_Records with drawing code_

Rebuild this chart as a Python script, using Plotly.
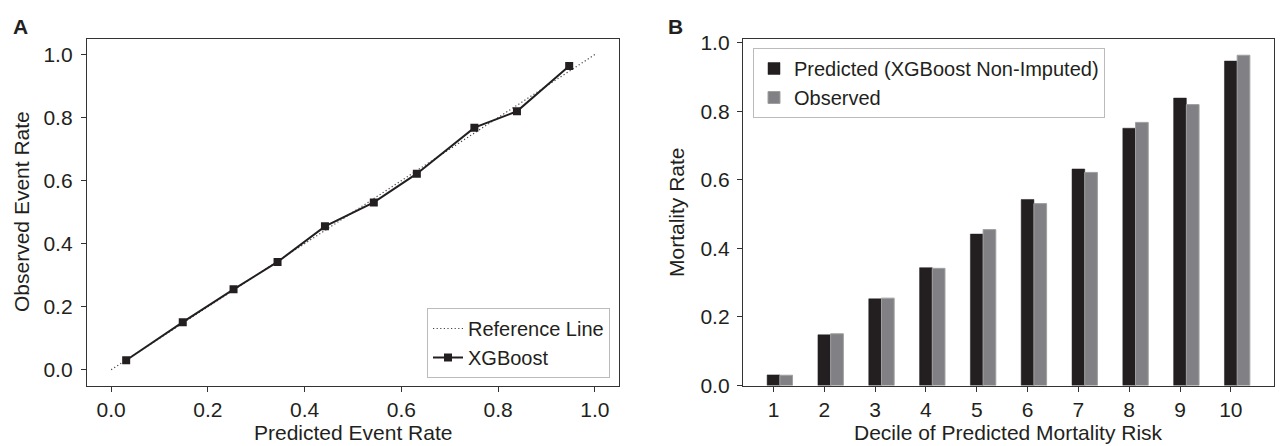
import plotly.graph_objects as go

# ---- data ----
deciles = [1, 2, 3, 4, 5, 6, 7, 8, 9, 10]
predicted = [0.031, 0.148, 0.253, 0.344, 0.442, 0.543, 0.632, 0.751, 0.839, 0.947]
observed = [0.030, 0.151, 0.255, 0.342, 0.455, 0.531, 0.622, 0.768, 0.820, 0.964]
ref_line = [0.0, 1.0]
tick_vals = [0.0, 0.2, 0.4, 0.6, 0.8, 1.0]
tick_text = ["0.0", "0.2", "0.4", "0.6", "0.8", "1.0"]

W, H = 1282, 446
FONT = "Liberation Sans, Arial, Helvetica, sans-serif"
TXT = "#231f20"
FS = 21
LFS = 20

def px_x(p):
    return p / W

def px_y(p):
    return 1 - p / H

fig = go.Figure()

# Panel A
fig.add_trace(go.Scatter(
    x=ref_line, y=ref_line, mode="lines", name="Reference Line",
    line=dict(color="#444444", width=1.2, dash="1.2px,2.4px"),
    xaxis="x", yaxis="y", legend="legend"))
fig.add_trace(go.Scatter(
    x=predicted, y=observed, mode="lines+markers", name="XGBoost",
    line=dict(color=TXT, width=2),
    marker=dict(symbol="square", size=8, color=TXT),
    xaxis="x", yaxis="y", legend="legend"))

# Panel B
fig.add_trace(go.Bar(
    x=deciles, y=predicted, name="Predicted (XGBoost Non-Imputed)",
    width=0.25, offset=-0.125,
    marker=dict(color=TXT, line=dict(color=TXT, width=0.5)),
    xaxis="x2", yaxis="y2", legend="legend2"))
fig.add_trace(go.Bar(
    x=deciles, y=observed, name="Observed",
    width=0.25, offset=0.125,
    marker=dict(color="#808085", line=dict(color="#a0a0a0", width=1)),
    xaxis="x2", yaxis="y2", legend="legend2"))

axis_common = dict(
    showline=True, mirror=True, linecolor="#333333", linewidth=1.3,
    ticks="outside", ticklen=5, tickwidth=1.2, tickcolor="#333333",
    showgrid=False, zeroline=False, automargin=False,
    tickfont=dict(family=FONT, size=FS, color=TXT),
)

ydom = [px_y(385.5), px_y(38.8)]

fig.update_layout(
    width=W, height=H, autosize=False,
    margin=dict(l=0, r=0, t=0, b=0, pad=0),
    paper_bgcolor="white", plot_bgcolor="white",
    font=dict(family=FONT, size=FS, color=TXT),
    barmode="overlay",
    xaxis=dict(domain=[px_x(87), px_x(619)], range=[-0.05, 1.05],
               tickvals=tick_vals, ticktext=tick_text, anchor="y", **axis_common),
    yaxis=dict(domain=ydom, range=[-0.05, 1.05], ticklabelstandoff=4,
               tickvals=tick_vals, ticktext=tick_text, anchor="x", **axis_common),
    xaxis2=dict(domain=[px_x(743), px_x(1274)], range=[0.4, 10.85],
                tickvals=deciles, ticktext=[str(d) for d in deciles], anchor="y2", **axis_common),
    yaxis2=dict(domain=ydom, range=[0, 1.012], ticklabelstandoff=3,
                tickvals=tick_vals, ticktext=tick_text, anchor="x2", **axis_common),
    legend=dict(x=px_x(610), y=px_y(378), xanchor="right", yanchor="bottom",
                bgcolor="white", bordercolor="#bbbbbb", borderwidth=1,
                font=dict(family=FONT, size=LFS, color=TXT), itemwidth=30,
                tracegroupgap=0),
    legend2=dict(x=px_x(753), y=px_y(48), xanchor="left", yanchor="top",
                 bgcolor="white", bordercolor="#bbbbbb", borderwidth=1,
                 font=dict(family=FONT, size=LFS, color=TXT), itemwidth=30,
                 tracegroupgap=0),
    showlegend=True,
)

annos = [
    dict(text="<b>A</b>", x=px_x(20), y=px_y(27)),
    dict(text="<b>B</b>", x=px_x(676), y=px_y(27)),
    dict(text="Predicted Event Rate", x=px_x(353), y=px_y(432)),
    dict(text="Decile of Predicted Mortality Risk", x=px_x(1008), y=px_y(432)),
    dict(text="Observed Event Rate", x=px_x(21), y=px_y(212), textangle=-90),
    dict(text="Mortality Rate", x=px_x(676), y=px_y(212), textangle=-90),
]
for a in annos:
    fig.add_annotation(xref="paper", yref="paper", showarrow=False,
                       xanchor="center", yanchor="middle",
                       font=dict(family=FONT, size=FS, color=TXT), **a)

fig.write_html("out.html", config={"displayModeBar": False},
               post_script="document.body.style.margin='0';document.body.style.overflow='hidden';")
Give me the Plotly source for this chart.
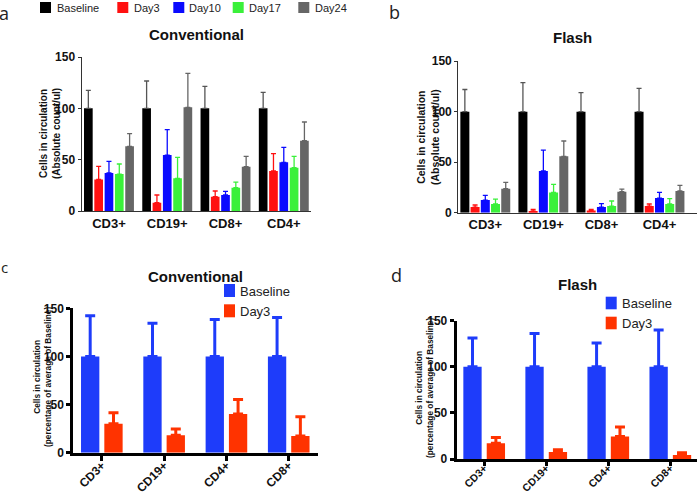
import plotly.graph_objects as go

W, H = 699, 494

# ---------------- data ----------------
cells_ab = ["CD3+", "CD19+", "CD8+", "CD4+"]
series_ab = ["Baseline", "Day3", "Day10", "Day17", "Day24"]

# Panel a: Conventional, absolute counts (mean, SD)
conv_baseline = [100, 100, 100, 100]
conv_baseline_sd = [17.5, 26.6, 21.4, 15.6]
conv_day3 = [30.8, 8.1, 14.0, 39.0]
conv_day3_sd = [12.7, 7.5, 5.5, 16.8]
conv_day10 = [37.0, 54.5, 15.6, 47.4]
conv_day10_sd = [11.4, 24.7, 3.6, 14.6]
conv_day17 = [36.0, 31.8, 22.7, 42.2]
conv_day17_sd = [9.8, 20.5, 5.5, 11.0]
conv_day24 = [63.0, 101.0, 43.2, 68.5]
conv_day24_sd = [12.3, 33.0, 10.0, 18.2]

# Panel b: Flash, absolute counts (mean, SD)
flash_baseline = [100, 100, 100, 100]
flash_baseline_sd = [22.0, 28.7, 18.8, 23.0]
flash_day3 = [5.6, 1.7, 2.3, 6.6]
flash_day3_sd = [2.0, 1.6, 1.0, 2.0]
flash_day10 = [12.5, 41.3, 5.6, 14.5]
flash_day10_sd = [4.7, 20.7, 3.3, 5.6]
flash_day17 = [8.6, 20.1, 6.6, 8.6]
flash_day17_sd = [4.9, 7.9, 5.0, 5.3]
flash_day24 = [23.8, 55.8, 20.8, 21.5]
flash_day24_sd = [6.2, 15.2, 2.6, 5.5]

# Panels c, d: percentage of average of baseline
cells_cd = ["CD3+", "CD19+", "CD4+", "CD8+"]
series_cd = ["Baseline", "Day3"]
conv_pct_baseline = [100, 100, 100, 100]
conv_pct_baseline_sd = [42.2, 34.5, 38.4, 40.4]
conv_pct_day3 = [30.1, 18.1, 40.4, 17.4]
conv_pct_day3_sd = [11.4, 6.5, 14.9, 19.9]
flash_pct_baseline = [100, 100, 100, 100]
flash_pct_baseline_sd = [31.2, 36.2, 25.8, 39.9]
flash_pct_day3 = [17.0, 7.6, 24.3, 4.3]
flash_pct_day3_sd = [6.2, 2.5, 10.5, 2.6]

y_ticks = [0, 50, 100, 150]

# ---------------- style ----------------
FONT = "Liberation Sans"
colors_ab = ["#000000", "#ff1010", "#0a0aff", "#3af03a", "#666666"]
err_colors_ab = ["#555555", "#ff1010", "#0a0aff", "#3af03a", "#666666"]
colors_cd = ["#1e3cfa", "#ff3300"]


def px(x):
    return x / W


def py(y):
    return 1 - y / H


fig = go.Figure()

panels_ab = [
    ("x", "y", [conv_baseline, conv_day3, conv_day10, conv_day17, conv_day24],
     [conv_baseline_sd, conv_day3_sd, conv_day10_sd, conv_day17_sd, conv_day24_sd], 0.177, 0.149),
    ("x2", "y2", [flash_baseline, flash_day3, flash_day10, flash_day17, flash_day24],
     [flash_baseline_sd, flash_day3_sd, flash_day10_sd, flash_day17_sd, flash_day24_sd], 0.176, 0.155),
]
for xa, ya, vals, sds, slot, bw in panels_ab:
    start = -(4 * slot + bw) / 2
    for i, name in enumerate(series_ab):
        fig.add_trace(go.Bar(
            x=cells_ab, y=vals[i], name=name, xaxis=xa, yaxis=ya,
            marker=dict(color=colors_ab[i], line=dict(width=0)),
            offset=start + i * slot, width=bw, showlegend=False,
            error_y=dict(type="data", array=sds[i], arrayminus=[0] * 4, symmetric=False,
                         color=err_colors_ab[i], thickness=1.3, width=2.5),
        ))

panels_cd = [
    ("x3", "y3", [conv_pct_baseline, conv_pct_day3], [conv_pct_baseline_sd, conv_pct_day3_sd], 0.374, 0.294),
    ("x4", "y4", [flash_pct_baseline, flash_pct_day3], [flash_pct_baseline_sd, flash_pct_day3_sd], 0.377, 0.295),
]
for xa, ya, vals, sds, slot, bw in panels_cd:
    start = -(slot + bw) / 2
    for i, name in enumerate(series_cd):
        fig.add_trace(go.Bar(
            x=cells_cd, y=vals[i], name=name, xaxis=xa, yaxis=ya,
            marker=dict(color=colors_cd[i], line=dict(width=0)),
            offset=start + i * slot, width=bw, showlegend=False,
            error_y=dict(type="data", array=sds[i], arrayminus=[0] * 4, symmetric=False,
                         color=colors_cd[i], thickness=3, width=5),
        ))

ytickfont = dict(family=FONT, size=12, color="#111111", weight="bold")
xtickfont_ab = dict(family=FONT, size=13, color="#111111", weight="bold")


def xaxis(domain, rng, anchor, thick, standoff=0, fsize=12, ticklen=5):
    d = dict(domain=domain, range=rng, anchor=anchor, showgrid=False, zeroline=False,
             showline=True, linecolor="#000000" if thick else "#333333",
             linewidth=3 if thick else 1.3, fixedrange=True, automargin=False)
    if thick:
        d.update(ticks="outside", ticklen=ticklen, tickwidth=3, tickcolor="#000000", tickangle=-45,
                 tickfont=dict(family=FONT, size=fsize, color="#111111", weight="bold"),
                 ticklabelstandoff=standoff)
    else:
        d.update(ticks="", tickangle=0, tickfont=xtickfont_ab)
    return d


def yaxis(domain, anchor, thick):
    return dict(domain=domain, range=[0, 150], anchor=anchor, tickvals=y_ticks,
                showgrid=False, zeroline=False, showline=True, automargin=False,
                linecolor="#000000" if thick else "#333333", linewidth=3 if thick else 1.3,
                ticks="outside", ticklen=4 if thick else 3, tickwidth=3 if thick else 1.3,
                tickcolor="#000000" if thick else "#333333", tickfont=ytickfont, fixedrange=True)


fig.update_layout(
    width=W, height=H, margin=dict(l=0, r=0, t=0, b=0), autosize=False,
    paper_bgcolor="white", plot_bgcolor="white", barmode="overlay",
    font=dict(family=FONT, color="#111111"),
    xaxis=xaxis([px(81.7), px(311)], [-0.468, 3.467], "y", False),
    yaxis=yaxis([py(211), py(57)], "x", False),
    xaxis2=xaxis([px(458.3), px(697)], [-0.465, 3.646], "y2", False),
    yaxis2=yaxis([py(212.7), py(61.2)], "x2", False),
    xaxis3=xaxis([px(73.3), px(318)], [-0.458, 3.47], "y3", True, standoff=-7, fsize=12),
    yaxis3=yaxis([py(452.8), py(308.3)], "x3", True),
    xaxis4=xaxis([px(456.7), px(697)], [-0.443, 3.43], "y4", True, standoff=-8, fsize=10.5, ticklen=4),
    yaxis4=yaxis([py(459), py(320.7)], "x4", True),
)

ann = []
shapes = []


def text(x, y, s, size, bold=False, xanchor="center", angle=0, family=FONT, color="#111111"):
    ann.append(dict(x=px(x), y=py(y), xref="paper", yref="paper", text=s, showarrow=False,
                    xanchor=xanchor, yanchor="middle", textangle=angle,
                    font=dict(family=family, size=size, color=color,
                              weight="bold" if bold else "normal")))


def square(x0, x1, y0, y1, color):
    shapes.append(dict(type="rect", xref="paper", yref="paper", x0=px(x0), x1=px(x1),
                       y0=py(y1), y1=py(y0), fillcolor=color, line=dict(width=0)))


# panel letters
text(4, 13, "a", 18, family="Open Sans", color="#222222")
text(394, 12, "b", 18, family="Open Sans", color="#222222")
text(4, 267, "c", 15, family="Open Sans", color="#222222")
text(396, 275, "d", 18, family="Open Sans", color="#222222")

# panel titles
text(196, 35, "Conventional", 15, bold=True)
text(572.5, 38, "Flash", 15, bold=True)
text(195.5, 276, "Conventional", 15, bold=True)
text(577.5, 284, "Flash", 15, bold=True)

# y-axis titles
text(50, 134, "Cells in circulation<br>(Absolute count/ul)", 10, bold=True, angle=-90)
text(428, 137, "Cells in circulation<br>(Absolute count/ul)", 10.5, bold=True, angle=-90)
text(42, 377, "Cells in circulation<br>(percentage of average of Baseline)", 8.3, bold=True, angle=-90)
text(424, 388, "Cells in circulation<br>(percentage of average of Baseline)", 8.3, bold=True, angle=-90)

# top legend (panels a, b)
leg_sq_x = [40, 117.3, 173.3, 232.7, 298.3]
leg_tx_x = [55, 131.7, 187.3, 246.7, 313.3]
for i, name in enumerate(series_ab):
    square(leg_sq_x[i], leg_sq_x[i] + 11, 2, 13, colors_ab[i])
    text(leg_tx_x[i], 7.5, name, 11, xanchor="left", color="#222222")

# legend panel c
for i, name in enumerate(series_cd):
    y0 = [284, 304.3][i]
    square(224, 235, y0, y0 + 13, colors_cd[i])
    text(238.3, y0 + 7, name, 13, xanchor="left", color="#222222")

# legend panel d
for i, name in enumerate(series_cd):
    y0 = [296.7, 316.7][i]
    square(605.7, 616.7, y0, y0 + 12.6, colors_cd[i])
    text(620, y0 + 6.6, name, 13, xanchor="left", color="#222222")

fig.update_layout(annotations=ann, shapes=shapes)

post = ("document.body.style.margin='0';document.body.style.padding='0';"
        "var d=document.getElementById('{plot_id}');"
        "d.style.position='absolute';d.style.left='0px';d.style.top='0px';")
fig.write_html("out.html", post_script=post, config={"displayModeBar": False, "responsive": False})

_WHAT IS EXPECTED_
Skip all pictures. Retype exactly the span whose first line is the one with "Give me the Plotly source for this chart." and whose last line is the one with "y_ticks = [0, 50, 100, 150]".

_EXERCISE RESPONSE_
Give me the Plotly source for this chart.
import plotly.graph_objects as go

W, H = 699, 494

# ---------------- data ----------------
cells_ab = ["CD3+", "CD19+", "CD8+", "CD4+"]
series_ab = ["Baseline", "Day3", "Day10", "Day17", "Day24"]

# Panel a: Conventional, absolute counts (mean, SD)
conv_baseline = [100, 100, 100, 100]
conv_baseline_sd = [17.5, 26.6, 21.4, 15.6]
conv_day3 = [30.8, 8.1, 14.0, 39.0]
conv_day3_sd = [12.7, 7.5, 5.5, 16.8]
conv_day10 = [37.0, 54.5, 15.6, 47.4]
conv_day10_sd = [11.4, 24.7, 3.6, 14.6]
conv_day17 = [36.0, 31.8, 22.7, 42.2]
conv_day17_sd = [9.8, 20.5, 5.5, 11.0]
conv_day24 = [63.0, 101.0, 43.2, 68.5]
conv_day24_sd = [12.3, 33.0, 10.0, 18.2]

# Panel b: Flash, absolute counts (mean, SD)
flash_baseline = [100, 100, 100, 100]
flash_baseline_sd = [22.0, 28.7, 18.8, 23.0]
flash_day3 = [5.6, 1.7, 2.3, 6.6]
flash_day3_sd = [2.0, 1.6, 1.0, 2.0]
flash_day10 = [12.5, 41.3, 5.6, 14.5]
flash_day10_sd = [4.7, 20.7, 3.3, 5.6]
flash_day17 = [8.6, 20.1, 6.6, 8.6]
flash_day17_sd = [4.9, 7.9, 5.0, 5.3]
flash_day24 = [23.8, 55.8, 20.8, 21.5]
flash_day24_sd = [6.2, 15.2, 2.6, 5.5]

# Panels c, d: percentage of average of baseline
cells_cd = ["CD3+", "CD19+", "CD4+", "CD8+"]
series_cd = ["Baseline", "Day3"]
conv_pct_baseline = [100, 100, 100, 100]
conv_pct_baseline_sd = [42.2, 34.5, 38.4, 40.4]
conv_pct_day3 = [30.1, 18.1, 40.4, 17.4]
conv_pct_day3_sd = [11.4, 6.5, 14.9, 19.9]
flash_pct_baseline = [100, 100, 100, 100]
flash_pct_baseline_sd = [31.2, 36.2, 25.8, 39.9]
flash_pct_day3 = [17.0, 7.6, 24.3, 4.3]
flash_pct_day3_sd = [6.2, 2.5, 10.5, 2.6]

y_ticks = [0, 50, 100, 150]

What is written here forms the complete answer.